Elle s’arrête, la voix tremblante, essuie une larme et continue : « Elle aussi avait un fils en Sierra Leone, un enfant de trois ans. Je l’avais convaincue de partir à la recherche d’un avenir meilleur, j’espérais qu’elle y arriverait, que nous serions arrivées ensemble en Italie. Je ne savais pas comment annoncer à ma tante que sa fille était morte, je me souviens encore comme si c’était hier combien elle a pleuré au téléphone quand je l’ai appelée ». Amara poursuit son voyage seule jusqu’en Tunisie où elle rencontre le père de Samuel, la créature qui lui redonnera l’espoir nécessaire pour trouver le courage d’aller de l’avant : « Après la naissance de Samuel, j’ai redécouvert pourquoi j’étais là, en voyage, pourquoi je fuyais, j’ai retrouvé l’espoir dont j’avais besoin pour continuer à poursuivre mon rêve d’une vie meilleure », conclut la femme.

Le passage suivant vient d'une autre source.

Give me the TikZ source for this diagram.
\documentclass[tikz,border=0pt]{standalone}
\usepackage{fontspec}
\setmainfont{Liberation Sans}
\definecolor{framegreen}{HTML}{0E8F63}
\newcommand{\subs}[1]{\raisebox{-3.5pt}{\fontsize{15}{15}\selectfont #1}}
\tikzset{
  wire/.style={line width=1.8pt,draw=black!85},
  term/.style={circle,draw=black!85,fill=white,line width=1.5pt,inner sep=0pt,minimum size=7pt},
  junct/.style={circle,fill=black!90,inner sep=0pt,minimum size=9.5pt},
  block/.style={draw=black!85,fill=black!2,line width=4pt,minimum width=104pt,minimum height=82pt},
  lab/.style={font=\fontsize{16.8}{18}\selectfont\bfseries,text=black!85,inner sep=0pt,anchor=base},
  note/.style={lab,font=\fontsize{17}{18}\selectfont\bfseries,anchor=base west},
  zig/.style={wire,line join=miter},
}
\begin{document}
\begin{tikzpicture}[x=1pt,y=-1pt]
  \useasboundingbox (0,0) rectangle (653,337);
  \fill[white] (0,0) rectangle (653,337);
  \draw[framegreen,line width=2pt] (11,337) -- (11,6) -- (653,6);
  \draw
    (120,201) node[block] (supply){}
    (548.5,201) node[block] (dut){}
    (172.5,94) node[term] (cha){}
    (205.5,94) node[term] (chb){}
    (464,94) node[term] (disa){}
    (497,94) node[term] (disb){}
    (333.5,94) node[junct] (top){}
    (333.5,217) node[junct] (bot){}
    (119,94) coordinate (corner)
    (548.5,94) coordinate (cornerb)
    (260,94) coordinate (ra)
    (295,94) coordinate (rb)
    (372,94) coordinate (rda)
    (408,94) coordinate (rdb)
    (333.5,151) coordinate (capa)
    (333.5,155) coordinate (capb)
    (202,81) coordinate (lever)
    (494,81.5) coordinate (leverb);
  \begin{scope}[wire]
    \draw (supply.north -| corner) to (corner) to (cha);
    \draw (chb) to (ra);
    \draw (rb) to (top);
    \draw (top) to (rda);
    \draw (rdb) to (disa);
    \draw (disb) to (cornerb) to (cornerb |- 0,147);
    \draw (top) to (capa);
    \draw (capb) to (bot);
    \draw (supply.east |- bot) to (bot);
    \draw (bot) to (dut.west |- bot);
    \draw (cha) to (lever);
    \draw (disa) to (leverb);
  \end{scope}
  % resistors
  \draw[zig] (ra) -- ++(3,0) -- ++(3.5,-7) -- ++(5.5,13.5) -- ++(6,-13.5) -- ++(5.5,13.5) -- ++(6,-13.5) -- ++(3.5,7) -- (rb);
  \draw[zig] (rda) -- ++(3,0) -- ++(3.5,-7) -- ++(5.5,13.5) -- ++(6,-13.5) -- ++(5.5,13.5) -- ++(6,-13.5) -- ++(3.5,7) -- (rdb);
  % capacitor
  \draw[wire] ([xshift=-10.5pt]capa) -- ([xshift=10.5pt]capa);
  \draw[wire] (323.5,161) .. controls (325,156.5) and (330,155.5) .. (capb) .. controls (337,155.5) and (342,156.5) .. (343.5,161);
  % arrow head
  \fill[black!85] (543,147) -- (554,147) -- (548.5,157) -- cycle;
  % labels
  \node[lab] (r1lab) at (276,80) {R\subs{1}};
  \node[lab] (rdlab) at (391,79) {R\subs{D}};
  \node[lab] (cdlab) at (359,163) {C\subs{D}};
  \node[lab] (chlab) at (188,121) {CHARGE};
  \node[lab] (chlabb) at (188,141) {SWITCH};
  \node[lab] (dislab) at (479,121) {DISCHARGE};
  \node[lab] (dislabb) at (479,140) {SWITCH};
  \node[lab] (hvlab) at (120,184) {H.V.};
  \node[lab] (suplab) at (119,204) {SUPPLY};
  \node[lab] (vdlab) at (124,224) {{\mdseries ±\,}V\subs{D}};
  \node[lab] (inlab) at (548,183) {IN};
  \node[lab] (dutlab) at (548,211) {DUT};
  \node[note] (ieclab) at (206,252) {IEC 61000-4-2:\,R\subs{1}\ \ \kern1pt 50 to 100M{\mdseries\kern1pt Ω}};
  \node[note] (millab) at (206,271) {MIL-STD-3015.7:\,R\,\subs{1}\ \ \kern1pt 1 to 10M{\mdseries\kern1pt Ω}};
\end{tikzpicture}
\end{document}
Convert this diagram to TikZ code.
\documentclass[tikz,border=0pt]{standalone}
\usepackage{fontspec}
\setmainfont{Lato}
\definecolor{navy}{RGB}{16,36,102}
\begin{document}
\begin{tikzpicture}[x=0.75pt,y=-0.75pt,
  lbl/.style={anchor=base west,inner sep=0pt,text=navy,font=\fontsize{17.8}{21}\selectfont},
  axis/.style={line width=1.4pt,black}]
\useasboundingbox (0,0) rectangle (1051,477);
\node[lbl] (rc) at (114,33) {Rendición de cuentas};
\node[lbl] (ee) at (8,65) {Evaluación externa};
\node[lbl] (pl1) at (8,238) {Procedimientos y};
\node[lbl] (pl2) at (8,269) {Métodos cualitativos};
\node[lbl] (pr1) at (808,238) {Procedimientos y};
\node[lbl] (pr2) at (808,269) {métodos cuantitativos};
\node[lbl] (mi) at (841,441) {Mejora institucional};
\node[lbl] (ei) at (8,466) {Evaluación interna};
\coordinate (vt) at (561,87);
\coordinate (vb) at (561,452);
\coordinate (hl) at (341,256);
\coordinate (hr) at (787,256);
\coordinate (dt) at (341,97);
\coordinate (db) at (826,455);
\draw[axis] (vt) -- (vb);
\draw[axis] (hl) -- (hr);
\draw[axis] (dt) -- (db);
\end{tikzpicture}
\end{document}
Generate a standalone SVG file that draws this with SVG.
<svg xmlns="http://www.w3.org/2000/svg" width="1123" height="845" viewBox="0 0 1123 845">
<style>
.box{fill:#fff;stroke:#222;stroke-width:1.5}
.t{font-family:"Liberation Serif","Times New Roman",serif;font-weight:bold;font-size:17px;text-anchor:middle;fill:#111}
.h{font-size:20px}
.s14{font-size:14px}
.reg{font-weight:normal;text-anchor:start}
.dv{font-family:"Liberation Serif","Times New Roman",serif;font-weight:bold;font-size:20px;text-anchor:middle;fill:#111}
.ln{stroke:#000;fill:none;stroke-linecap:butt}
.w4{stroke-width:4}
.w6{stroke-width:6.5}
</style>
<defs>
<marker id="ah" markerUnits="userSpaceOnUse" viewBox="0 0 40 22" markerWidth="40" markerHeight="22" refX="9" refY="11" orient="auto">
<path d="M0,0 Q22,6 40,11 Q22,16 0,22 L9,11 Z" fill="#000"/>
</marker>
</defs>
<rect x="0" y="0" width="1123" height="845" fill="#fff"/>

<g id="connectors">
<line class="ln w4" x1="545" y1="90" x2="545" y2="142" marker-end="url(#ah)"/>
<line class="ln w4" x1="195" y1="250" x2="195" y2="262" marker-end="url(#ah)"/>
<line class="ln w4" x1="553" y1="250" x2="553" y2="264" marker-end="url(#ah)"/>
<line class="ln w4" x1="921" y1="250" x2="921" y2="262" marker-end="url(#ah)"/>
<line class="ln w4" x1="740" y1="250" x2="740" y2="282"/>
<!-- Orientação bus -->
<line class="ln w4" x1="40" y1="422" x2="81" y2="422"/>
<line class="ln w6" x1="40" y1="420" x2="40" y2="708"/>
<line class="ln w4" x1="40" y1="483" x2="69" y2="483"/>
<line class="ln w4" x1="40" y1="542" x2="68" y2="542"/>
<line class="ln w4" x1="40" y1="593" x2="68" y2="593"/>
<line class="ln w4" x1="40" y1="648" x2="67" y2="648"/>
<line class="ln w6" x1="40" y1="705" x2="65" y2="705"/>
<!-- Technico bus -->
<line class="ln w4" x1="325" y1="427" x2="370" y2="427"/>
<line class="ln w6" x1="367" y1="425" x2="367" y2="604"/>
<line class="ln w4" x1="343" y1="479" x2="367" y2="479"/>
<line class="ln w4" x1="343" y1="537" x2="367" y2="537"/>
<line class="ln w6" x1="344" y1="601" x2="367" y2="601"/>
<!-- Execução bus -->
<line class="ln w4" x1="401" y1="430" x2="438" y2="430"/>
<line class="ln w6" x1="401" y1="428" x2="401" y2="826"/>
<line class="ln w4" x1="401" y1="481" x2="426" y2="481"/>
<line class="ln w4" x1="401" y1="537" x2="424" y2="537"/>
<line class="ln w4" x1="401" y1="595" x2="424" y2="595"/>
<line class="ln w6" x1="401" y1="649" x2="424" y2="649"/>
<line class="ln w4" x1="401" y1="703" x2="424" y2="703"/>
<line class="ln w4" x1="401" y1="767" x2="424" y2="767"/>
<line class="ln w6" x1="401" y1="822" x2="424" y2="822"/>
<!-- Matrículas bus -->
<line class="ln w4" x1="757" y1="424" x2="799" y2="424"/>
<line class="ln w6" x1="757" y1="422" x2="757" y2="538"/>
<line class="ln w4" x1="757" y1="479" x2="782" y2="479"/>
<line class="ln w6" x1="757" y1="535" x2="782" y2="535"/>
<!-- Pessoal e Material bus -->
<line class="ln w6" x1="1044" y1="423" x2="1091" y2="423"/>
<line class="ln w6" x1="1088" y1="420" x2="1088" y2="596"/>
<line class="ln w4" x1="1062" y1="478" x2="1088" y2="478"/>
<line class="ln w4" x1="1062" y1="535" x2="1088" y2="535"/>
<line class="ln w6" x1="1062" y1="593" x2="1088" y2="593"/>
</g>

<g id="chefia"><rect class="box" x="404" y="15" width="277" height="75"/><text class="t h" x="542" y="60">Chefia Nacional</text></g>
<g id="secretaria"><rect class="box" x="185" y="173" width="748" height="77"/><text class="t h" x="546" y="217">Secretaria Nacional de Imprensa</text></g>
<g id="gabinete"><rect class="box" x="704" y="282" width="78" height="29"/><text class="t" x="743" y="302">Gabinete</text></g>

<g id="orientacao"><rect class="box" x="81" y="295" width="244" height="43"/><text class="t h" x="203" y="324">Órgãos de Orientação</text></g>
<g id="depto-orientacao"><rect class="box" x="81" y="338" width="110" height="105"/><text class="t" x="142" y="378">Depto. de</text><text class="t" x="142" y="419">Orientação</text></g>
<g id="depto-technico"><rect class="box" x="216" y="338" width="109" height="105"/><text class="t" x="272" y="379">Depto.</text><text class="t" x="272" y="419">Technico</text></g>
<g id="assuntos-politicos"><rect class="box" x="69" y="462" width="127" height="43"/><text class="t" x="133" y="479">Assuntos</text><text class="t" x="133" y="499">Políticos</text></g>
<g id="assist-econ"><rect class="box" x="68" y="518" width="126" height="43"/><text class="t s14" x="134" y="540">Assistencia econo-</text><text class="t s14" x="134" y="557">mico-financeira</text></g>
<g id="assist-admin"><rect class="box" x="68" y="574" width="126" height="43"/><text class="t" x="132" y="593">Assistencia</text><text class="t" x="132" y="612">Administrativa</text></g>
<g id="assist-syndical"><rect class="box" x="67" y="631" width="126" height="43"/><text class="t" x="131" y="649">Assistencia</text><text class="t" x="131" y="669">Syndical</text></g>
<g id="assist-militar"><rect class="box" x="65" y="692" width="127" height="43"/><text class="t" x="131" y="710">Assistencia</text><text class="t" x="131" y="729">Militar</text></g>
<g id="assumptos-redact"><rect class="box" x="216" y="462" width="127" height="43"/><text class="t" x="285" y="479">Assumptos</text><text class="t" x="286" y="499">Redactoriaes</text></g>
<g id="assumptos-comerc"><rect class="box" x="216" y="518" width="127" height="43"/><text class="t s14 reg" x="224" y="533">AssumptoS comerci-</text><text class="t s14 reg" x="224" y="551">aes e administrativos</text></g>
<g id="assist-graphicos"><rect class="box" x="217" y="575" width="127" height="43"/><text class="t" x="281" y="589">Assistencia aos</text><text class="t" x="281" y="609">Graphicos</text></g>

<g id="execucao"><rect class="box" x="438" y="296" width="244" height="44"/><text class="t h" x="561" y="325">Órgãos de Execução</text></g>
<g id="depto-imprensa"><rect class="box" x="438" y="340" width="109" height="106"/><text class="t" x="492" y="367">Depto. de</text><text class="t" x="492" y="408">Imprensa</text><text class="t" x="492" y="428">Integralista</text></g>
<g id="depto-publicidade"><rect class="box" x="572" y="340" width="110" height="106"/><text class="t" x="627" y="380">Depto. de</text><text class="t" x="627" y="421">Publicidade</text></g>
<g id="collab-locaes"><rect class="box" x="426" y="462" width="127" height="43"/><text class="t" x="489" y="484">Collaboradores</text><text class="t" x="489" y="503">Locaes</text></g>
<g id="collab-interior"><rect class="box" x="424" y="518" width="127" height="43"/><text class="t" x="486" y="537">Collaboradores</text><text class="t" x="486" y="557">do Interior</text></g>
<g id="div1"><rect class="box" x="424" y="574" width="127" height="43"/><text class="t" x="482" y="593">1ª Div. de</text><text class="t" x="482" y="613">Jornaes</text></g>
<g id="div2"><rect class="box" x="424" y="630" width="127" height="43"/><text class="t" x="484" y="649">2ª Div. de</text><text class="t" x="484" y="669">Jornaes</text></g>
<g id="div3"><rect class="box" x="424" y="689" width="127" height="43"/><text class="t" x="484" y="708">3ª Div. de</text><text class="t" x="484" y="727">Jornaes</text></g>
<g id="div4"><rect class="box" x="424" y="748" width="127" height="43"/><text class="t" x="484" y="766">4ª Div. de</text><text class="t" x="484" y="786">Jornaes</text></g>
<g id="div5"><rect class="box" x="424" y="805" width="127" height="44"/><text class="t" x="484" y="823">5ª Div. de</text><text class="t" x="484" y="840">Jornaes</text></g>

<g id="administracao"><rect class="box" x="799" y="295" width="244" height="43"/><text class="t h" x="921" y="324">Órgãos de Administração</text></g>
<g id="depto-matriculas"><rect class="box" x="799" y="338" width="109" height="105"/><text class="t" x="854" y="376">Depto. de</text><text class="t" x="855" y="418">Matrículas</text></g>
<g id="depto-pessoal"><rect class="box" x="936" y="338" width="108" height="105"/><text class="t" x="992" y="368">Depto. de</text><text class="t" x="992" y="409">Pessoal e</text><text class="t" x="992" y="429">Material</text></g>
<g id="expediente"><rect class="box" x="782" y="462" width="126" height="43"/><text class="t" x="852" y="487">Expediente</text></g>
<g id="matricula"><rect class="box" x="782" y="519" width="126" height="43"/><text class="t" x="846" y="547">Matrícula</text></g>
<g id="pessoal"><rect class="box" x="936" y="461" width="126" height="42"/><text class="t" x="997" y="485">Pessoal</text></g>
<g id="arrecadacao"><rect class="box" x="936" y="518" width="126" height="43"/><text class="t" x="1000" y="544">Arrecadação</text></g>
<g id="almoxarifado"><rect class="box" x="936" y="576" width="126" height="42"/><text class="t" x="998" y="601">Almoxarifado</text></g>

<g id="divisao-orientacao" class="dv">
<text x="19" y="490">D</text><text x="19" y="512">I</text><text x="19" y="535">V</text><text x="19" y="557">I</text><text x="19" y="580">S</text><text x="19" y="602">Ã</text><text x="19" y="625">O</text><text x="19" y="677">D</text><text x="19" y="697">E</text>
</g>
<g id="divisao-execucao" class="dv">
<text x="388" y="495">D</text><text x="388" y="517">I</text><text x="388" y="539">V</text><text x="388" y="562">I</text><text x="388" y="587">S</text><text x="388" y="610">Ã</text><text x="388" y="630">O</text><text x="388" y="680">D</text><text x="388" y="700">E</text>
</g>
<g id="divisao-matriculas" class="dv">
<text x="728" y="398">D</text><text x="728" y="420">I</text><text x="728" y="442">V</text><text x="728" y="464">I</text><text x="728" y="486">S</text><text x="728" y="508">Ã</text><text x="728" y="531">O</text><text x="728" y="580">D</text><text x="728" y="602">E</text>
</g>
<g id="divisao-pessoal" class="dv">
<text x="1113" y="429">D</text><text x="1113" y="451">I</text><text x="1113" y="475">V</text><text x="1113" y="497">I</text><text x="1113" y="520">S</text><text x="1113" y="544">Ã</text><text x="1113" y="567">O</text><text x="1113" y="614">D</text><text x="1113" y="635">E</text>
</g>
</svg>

L’espoir sur Humanity 1, c’est le corps de Moïse qui dort paisiblement, les petites mains de Samuel qui jouent, le sourire interrompu d’Amara. Ici, l’espoir a trois mois, pèse un peu plus de cinq kilos et a déjà traversé l’enfer, prouvant que l’avenir, malgré tout, continue de frapper à la porte et de demander à être accueilli.